** begin Raw data **
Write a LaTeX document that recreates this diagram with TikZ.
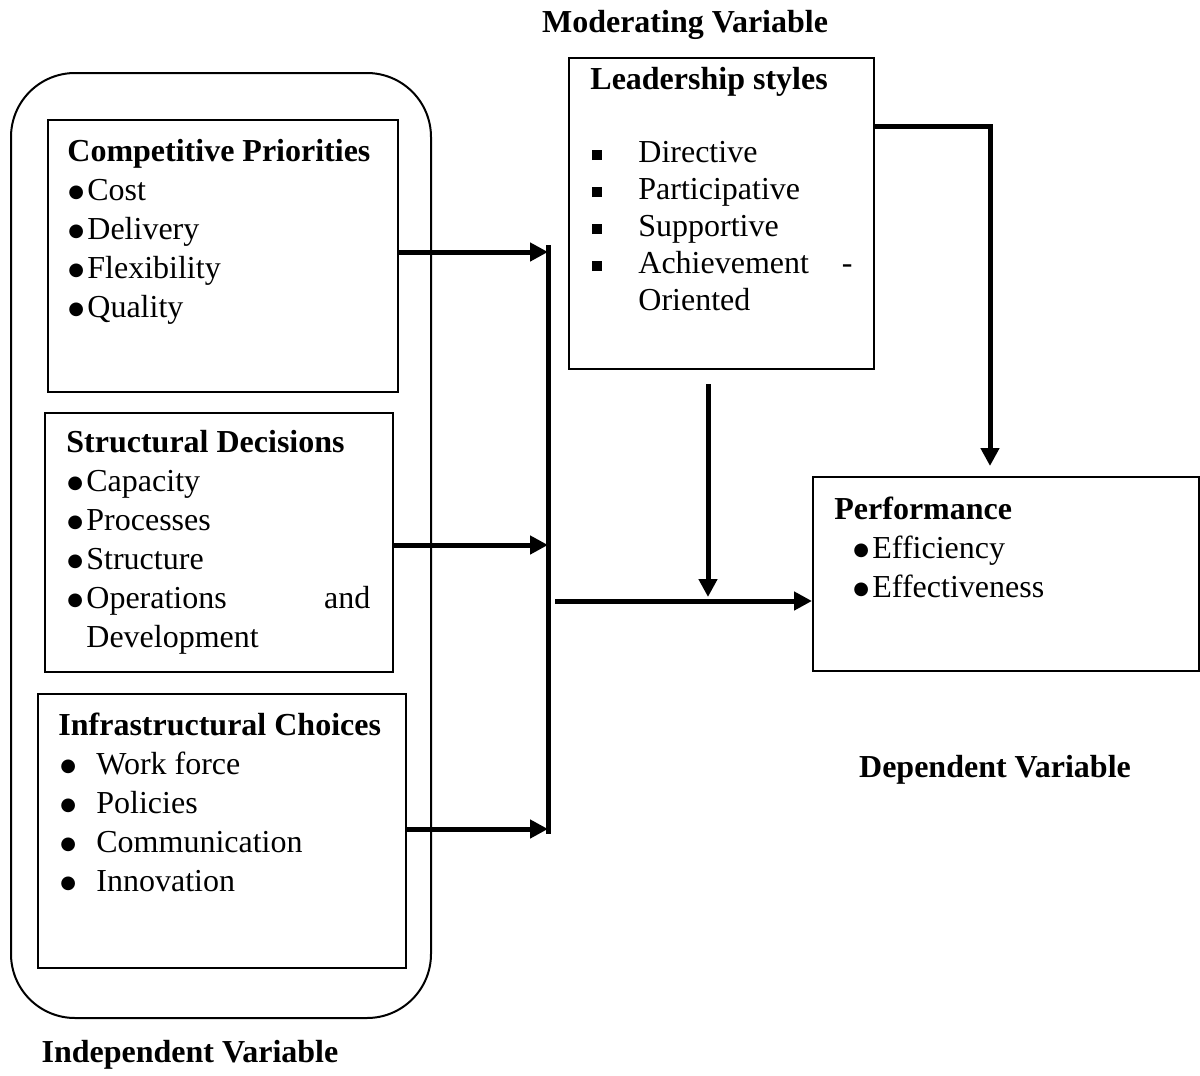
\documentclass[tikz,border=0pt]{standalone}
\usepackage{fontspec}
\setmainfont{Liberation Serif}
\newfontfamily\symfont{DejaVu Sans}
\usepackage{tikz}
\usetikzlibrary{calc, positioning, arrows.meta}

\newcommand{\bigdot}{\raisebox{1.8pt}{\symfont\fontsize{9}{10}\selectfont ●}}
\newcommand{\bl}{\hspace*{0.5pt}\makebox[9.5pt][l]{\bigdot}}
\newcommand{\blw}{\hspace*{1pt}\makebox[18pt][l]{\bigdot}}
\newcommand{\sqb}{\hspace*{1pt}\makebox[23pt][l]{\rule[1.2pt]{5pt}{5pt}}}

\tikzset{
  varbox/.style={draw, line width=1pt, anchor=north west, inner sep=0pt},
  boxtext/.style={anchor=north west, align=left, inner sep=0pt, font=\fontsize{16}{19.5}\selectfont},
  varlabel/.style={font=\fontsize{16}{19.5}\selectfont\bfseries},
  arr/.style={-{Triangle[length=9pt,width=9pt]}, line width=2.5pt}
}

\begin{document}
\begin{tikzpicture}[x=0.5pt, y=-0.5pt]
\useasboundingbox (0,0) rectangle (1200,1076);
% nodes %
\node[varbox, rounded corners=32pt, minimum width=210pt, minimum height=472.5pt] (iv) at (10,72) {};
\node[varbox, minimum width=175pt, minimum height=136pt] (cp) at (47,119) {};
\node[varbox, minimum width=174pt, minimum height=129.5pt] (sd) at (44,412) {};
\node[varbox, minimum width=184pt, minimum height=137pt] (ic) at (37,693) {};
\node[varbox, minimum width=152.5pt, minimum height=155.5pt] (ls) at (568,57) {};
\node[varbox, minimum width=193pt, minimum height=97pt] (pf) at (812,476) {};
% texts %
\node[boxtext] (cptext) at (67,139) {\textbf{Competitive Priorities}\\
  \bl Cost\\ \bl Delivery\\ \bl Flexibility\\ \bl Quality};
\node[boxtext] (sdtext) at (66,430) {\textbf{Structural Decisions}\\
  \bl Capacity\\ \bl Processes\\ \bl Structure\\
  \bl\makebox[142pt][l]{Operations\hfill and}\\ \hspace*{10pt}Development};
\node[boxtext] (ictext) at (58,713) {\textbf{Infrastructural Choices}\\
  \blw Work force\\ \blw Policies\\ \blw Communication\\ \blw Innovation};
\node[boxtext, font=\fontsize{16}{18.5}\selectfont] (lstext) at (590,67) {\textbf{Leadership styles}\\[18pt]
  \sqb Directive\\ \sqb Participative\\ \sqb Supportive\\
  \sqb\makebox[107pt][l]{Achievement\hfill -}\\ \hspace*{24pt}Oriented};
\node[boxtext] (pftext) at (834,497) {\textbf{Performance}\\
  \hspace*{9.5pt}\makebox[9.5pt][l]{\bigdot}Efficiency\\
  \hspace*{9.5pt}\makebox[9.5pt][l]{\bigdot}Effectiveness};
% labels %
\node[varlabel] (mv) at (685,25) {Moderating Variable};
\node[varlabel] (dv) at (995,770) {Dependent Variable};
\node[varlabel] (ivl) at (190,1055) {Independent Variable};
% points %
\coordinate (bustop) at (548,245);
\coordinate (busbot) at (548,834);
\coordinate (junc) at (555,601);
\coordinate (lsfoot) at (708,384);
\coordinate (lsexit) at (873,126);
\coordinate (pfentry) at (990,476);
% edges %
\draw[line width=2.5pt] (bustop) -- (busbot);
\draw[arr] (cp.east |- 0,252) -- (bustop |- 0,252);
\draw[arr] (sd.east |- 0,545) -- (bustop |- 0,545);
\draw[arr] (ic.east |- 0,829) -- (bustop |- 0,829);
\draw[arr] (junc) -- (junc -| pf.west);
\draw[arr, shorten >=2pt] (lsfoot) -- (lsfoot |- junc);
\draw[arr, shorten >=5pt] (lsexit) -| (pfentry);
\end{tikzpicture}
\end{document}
** end Raw data **
Goal of the exercise —
Reproduce the full listing faithfully, but do not carry over any pictures.

Response to the exercise —
Write a LaTeX document that recreates this diagram with TikZ.
\documentclass[tikz,border=0pt]{standalone}
\usepackage{fontspec}
\setmainfont{Liberation Serif}
\newfontfamily\symfont{DejaVu Sans}
\usepackage{tikz}
\usetikzlibrary{calc, positioning, arrows.meta}

\newcommand{\bigdot}{\raisebox{1.8pt}{\symfont\fontsize{9}{10}\selectfont ●}}
\newcommand{\bl}{\hspace*{0.5pt}\makebox[9.5pt][l]{\bigdot}}
\newcommand{\blw}{\hspace*{1pt}\makebox[18pt][l]{\bigdot}}
\newcommand{\sqb}{\hspace*{1pt}\makebox[23pt][l]{\rule[1.2pt]{5pt}{5pt}}}

\tikzset{
  varbox/.style={draw, line width=1pt, anchor=north west, inner sep=0pt},
  boxtext/.style={anchor=north west, align=left, inner sep=0pt, font=\fontsize{16}{19.5}\selectfont},
  varlabel/.style={font=\fontsize{16}{19.5}\selectfont\bfseries},
  arr/.style={-{Triangle[length=9pt,width=9pt]}, line width=2.5pt}
}

\begin{document}
\begin{tikzpicture}[x=0.5pt, y=-0.5pt]
\useasboundingbox (0,0) rectangle (1200,1076);
% nodes %
\node[varbox, rounded corners=32pt, minimum width=210pt, minimum height=472.5pt] (iv) at (10,72) {};
\node[varbox, minimum width=175pt, minimum height=136pt] (cp) at (47,119) {};
\node[varbox, minimum width=174pt, minimum height=129.5pt] (sd) at (44,412) {};
\node[varbox, minimum width=184pt, minimum height=137pt] (ic) at (37,693) {};
\node[varbox, minimum width=152.5pt, minimum height=155.5pt] (ls) at (568,57) {};
\node[varbox, minimum width=193pt, minimum height=97pt] (pf) at (812,476) {};
% texts %
\node[boxtext] (cptext) at (67,139) {\textbf{Competitive Priorities}\\
  \bl Cost\\ \bl Delivery\\ \bl Flexibility\\ \bl Quality};
\node[boxtext] (sdtext) at (66,430) {\textbf{Structural Decisions}\\
  \bl Capacity\\ \bl Processes\\ \bl Structure\\
  \bl\makebox[142pt][l]{Operations\hfill and}\\ \hspace*{10pt}Development};
\node[boxtext] (ictext) at (58,713) {\textbf{Infrastructural Choices}\\
  \blw Work force\\ \blw Policies\\ \blw Communication\\ \blw Innovation};
\node[boxtext, font=\fontsize{16}{18.5}\selectfont] (lstext) at (590,67) {\textbf{Leadership styles}\\[18pt]
  \sqb Directive\\ \sqb Participative\\ \sqb Supportive\\
  \sqb\makebox[107pt][l]{Achievement\hfill -}\\ \hspace*{24pt}Oriented};
\node[boxtext] (pftext) at (834,497) {\textbf{Performance}\\
  \hspace*{9.5pt}\makebox[9.5pt][l]{\bigdot}Efficiency\\
  \hspace*{9.5pt}\makebox[9.5pt][l]{\bigdot}Effectiveness};
% labels %
\node[varlabel] (mv) at (685,25) {Moderating Variable};
\node[varlabel] (dv) at (995,770) {Dependent Variable};
\node[varlabel] (ivl) at (190,1055) {Independent Variable};
% points %
\coordinate (bustop) at (548,245);
\coordinate (busbot) at (548,834);
\coordinate (junc) at (555,601);
\coordinate (lsfoot) at (708,384);
\coordinate (lsexit) at (873,126);
\coordinate (pfentry) at (990,476);
% edges %
\draw[line width=2.5pt] (bustop) -- (busbot);
\draw[arr] (cp.east |- 0,252) -- (bustop |- 0,252);
\draw[arr] (sd.east |- 0,545) -- (bustop |- 0,545);
\draw[arr] (ic.east |- 0,829) -- (bustop |- 0,829);
\draw[arr] (junc) -- (junc -| pf.west);
\draw[arr, shorten >=2pt] (lsfoot) -- (lsfoot |- junc);
\draw[arr, shorten >=5pt] (lsexit) -| (pfentry);
\end{tikzpicture}
\end{document}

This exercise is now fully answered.